PITTSBURGH (TNS) — Overburdened health care systems from Texas to Florida are pleading with Western Pennsylvania hospitals to take on transfer patients at record-high rates as beds and ventilators reach capacity in covid-19 hot spots across the country.
”They’re running out of space, and they’re looking for help in trying to deal with some of those patients,” Highmark Health CEO David Holmberg told the Tribune-Review by phone Thursday afternoon.
Dr. Donald Whiting, chief medical officer of Highmark’s medical provider arm, Allegheny Health Network, said that this past Saturday and Sunday the health system experienced a “busy weekend for regional and national referral requests.”
The 14-hospital system headquartered in Downtown Pittsburgh has been fielding a surge in transfer requests from physicians in states where coronavirus cases and deaths are proliferating, including Oklahoma, Florida and North Carolina. Many patients have severe health needs other than covid, but they cannot be treated where they live because local facilities are full or lack sufficient resources or staffing.
”We’re seeing brain tumors and heart attacks in patients that normally would stay in the community where they live, but they can’t because their community is feeling the effect of that (covid) surge,” said Dr. Maggie Thieman, medical director of AHN’s physician-to-physician transfer and referral center. “As covid numbers rise, those patients take up the beds of patients who are suffering from something that has nothing to do with covid. It’s a domino effect.”
Thieman described a recent influx in “desperate attempts to get patients moved to a facility that can meet even basic medical needs.” In one example, a health system near the Oklahoma and Kansas border already had contacted about 115 facilities in its region to transfer a patient in critical need before requesting help from Highmark’s Allegheny Health Network. All the other providers were either filled to capacity or closed to transfers across state lines.

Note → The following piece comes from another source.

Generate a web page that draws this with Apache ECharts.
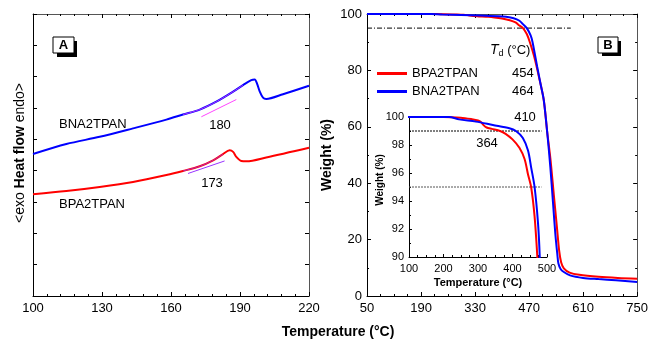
<!DOCTYPE html>
<html>
<head>
<meta charset="utf-8">
<script src="https://cdn.jsdelivr.net/npm/echarts@6/dist/echarts.min.js"></script>
<style>
  html, body { margin: 0; padding: 0; background: #fff; }
  #chart { width: 651px; height: 340px; }
</style>
</head>
<body>
<div id="chart"></div>
<script>
// ---- panel A : DSC (temperature, heat flow in arbitrary units) ----
const dscBNA = [[100,4.53],[114.5,4.85],[129,5.08],[143.5,5.35],[158,5.63],[165.2,5.79],[172.5,5.95],[179.7,6.2],[187,6.52],[191.3,6.73],[194.9,6.89],[196.4,6.91],[197.4,6.78],[198.6,6.52],[200,6.33],[201.4,6.29],[208.7,6.44],[220,6.71]];
const dscBPA = [[100,3.25],[114.5,3.35],[129,3.48],[143.5,3.64],[158,3.86],[165.2,3.99],[172.5,4.14],[178.3,4.33],[182.6,4.53],[185.5,4.65],[187,4.6],[188.4,4.44],[190.6,4.31],[192.8,4.3],[201.4,4.42],[220,4.73]];
const tanBNA = [[173.2,5.72],[188.4,6.27]];
const fitBNA = [[165.2,5.79],[172.5,5.95],[179.7,6.2],[187,6.52],[191.3,6.73]];
const tanBPA = [[167.4,3.91],[183.3,4.31]];
const fitBPA = [[165.2,3.99],[172.5,4.14],[178.3,4.33],[182.6,4.53]];
const onsetA = [180, 173];

// ---- panel B : TGA (temperature, weight %) ----
const tgaBPA = [[50,100],[100,100],[200,100],[250,99.95],[280,99.85],[300,99.75],[310,99.6],[316,99.42],[325,99.25],[340,99.15],[364,99.0],[380,98.8],[400,98.4],[420,97.8],[435,97.0],[445,95.9],[454,95.0],[464,92.9],[472,90],[483,85],[495,78],[508,69.5],[517,58],[525,49],[534,36],[542,24.5],[548,16],[553,12],[560,9.8],[575,8.3],[600,7.5],[650,6.8],[700,6.4],[750,6.15]];
const tgaBNA = [[50,100],[100,100],[216,100],[245,99.83],[294,99.67],[343,99.43],[391,99.2],[410,99.0],[430,98.5],[445,97.6],[454,96.4],[464,95.0],[474,92.4],[479,90],[491,81.3],[500,75],[508,69.5],[517,58],[525,45.8],[532,33],[538,22],[543,15],[546,11.5],[552,9.5],[560,8.5],[576,7.3],[610,6.4],[650,6],[695,5.6],[750,5.0]];
const names = ['BPA2TPAN', 'BNA2TPAN'];
const td95 = { BPA2TPAN: 454, BNA2TPAN: 464 };
const td99 = [364, 410];
const line95 = [[50,95],[578,95]];
const inset99 = [[100,99],[484,99]];
const inset95 = [[100,95],[484,95]];

const FONT = 'Liberation Sans, Arial, sans-serif';
const RED = '#ff0000', BLUE = '#0000ff';

function xAx(grid, min, max, interval, opts) {
    opts = opts || {};
    return {
        type: 'value', gridIndex: grid, min: min, max: max, interval: interval,
        position: opts.top ? 'top' : 'bottom',
        axisLine: { show: true, onZero: false, lineStyle: { color: opts.top ? '#555' : '#000', width: 1 } },
        axisTick: { show: true, inside: true, length: opts.tickLen || 4, lineStyle: { color: '#000' } },
        minorTick: { show: true, splitNumber: opts.minor || 2, length: 2, lineStyle: { color: '#000' } },
        axisLabel: { show: !opts.top, color: '#000', fontSize: opts.fs || 13, fontFamily: FONT, margin: 6 },
        splitLine: { show: false }
    };
}
function yAx(grid, min, max, interval, opts) {
    opts = opts || {};
    return {
        type: 'value', gridIndex: grid, min: min, max: max, interval: interval,
        position: opts.right ? 'right' : 'left',
        axisLine: { show: true, onZero: false, lineStyle: { color: opts.right ? '#555' : '#000', width: 1 } },
        axisTick: { show: true, inside: true, length: opts.tickLen || 4, lineStyle: { color: '#000' } },
        minorTick: { show: opts.minor > 0, splitNumber: opts.minor || 2, length: 2, lineStyle: { color: '#000' } },
        axisLabel: { show: !opts.right && !opts.noLabel, color: '#000', fontSize: opts.fs || 13, fontFamily: FONT, margin: 5 },
        splitLine: { show: false }
    };
}
function ln(data, color, xi, yi, extra) {
    return Object.assign({
        type: 'line', data: data, xAxisIndex: xi, yAxisIndex: yi,
        showSymbol: false, symbol: 'none', smooth: 0.3, animation: false,
        lineStyle: { color: color, width: 2 }, itemStyle: { color: color }
    }, extra || {});
}

const chart = echarts.init(document.getElementById('chart'));
const option = {
    animation: false,
    grid: [
        { left: 33, top: 14, width: 276, height: 282 },
        { left: 367, top: 14, width: 275, height: 282 },
        { left: 409, top: 117, width: 138, height: 140 }
    ],
    xAxis: [
        xAx(0, 100, 220, 30, { minor: 5 }),
        xAx(0, 100, 220, 30, { minor: 5, top: true }),
        xAx(1, 50, 750, 140, { minor: 4 }),
        xAx(1, 50, 750, 140, { minor: 4, top: true }),
        xAx(2, 100, 500, 100, { minor: 4, fs: 11, tickLen: 3 })
    ],
    yAxis: [
        yAx(0, 0, 9, 1, { noLabel: true }),
        yAx(0, 0, 9, 1, { right: true }),
        yAx(1, 0, 100, 20, { minor: 2 }),
        yAx(1, 0, 100, 20, { minor: 2, right: true }),
        yAx(2, 90, 100, 2, { minor: 2, fs: 11, tickLen: 3 })
    ],
    legend: {
        data: names, orient: 'vertical', left: 372, top: 62, itemGap: 5,
        itemWidth: 30, itemHeight: 3, icon: 'rect',
        textStyle: {
            fontFamily: FONT, fontSize: 13, color: '#000',
            rich: { n: { width: 100, fontSize: 13, fontFamily: FONT }, v: { fontSize: 13, fontFamily: FONT } }
        },
        formatter: function (name) { return '{n|' + name + '}{v|' + td95[name] + '}'; }
    },
    series: [
        // panel A
        ln(dscBPA, RED, 0, 0, { name: 'dscBPA' }),
        ln(dscBNA, BLUE, 0, 0, { name: 'dscBNA' }),
        ln(fitBNA, '#ff44ff', 0, 0, { name: 'fitBNA', lineStyle: { color: '#ff44ff', width: 1, opacity: 0.7 } }),
        ln(tanBNA, '#ff44ff', 0, 0, { name: 'tanBNA', smooth: false, lineStyle: { color: '#ff44ff', width: 1 } }),
        ln(fitBPA, '#9933ff', 0, 0, { name: 'fitBPA', lineStyle: { color: '#9933ff', width: 1, opacity: 0.7 } }),
        ln(tanBPA, '#9933ff', 0, 0, { name: 'tanBPA', smooth: false, lineStyle: { color: '#9933ff', width: 1 } }),
        // panel B main
        ln(line95, '#000', 2, 2, { name: 'l95', smooth: false, lineStyle: { color: '#000', width: 1, type: [5, 2, 1, 2] } }),
        ln(tgaBPA, RED, 2, 2, { name: 'BPA2TPAN' }),
        ln(tgaBNA, BLUE, 2, 2, { name: 'BNA2TPAN' }),
        // inset
        ln(inset99, '#000', 4, 4, { name: 'i99', smooth: false, lineStyle: { color: '#000', width: 1, type: [2, 1] } }),
        ln(inset95, '#000', 4, 4, { name: 'i95', smooth: false, lineStyle: { color: '#555', width: 1, type: [2, 1] } }),
        ln(tgaBPA, RED, 4, 4, { name: 'iBPA', clip: true }),
        ln(tgaBNA, BLUE, 4, 4, { name: 'iBNA', clip: true })
    ],
    graphic: [
        // panel A labels
        { type: 'text', x: 20, y: 153, rotation: Math.PI / 2, style: {
            text: '{a|<exo }{b|Heat flow}{a| endo>}', align: 'center', verticalAlign: 'middle',
            rich: { a: { fontSize: 14, fontFamily: FONT, fill: '#000' }, b: { fontSize: 14, fontWeight: 'bold', fontFamily: FONT, fill: '#000' } } } },
        { type: 'text', x: 59, y: 124, style: { text: 'BNA2TPAN', fontSize: 13, fontFamily: FONT, fill: '#000', verticalAlign: 'middle' } },
        { type: 'text', x: 59, y: 204, style: { text: 'BPA2TPAN', fontSize: 13, fontFamily: FONT, fill: '#000', verticalAlign: 'middle' } },
        { type: 'text', x: 220, y: 125, style: { text: String(onsetA[0]), fontSize: 13, fontFamily: FONT, fill: '#000', align: 'center', verticalAlign: 'middle' } },
        { type: 'text', x: 212, y: 183, style: { text: String(onsetA[1]), fontSize: 13, fontFamily: FONT, fill: '#000', align: 'center', verticalAlign: 'middle' } },
        { type: 'rect', shape: { x: 57, y: 41, width: 20, height: 16 }, style: { fill: '#000' } },
        { type: 'rect', shape: { x: 53, y: 37, width: 21, height: 16 }, style: { fill: '#fff', stroke: '#000', lineWidth: 1 } },
        { type: 'text', x: 63.5, y: 45.5, style: { text: 'A', fontSize: 13, fontWeight: 'bold', fontFamily: FONT, fill: '#000', align: 'center', verticalAlign: 'middle' } },
        // shared x title
        { type: 'text', x: 338, y: 332, style: {
            text: 'Temperature (°C)', fontSize: 14, fontWeight: 'bold', fontFamily: FONT, fill: '#000', align: 'center', verticalAlign: 'middle' } },
        // panel B
        { type: 'text', x: 327, y: 155, rotation: Math.PI / 2, style: {
            text: 'Weight (%)', fontSize: 14, fontWeight: 'bold', fontFamily: FONT, fill: '#000', align: 'center', verticalAlign: 'middle' } },
        { type: 'text', x: 490, y: 50, style: {
            text: '{t|T}{d|d}{p| (°C)}', verticalAlign: 'middle',
            rich: { t: { fontSize: 14, fontStyle: 'italic', fontFamily: FONT, fill: '#000' },
                    d: { fontSize: 9, fontFamily: FONT, fill: '#000', padding: [8, 0, 0, 0] },
                    p: { fontSize: 13, fontFamily: FONT, fill: '#000' } } } },
        { type: 'rect', shape: { x: 602, y: 41, width: 19, height: 15 }, style: { fill: '#000' } },
        { type: 'rect', shape: { x: 598, y: 37, width: 20, height: 16 }, style: { fill: '#fff', stroke: '#000', lineWidth: 1 } },
        { type: 'text', x: 608, y: 45.5, style: { text: 'B', fontSize: 13, fontWeight: 'bold', fontFamily: FONT, fill: '#000', align: 'center', verticalAlign: 'middle' } },
        { type: 'text', x: 525, y: 117, style: { text: String(td99[1]), fontSize: 13, fontFamily: FONT, fill: '#000', align: 'center', verticalAlign: 'middle' } },
        { type: 'text', x: 487, y: 143, style: { text: String(td99[0]), fontSize: 13, fontFamily: FONT, fill: '#000', align: 'center', verticalAlign: 'middle' } },
        { type: 'text', x: 380, y: 180, rotation: Math.PI / 2, style: {
            text: 'Weight (%)', fontSize: 10, fontWeight: 'bold', fontFamily: FONT, fill: '#000', align: 'center', verticalAlign: 'middle' } },
        { type: 'text', x: 478, y: 283, style: {
            text: 'Temperature (°C)', fontSize: 11, fontWeight: 'bold', fontFamily: FONT, fill: '#000', align: 'center', verticalAlign: 'middle' } }
    ]
};
chart.setOption(option);
</script>
</body>
</html>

”This is alarming to us because communities far, far away are impacting us already, right now,” Thieman said. “The effects are more far-reaching this time than the first time around (in spring 2020).”
Highmark executives boasted during a quarterly financial performance presentation Thursday that in many ways, Highmark Health is better prepared to withstand the pandemic, both clinically and financially, than it was prior to covid-19 striking Pennsylvania last March.
”Our financials are strong and steady,” said Holmberg, “and we’re prepared to deal with the unknown.”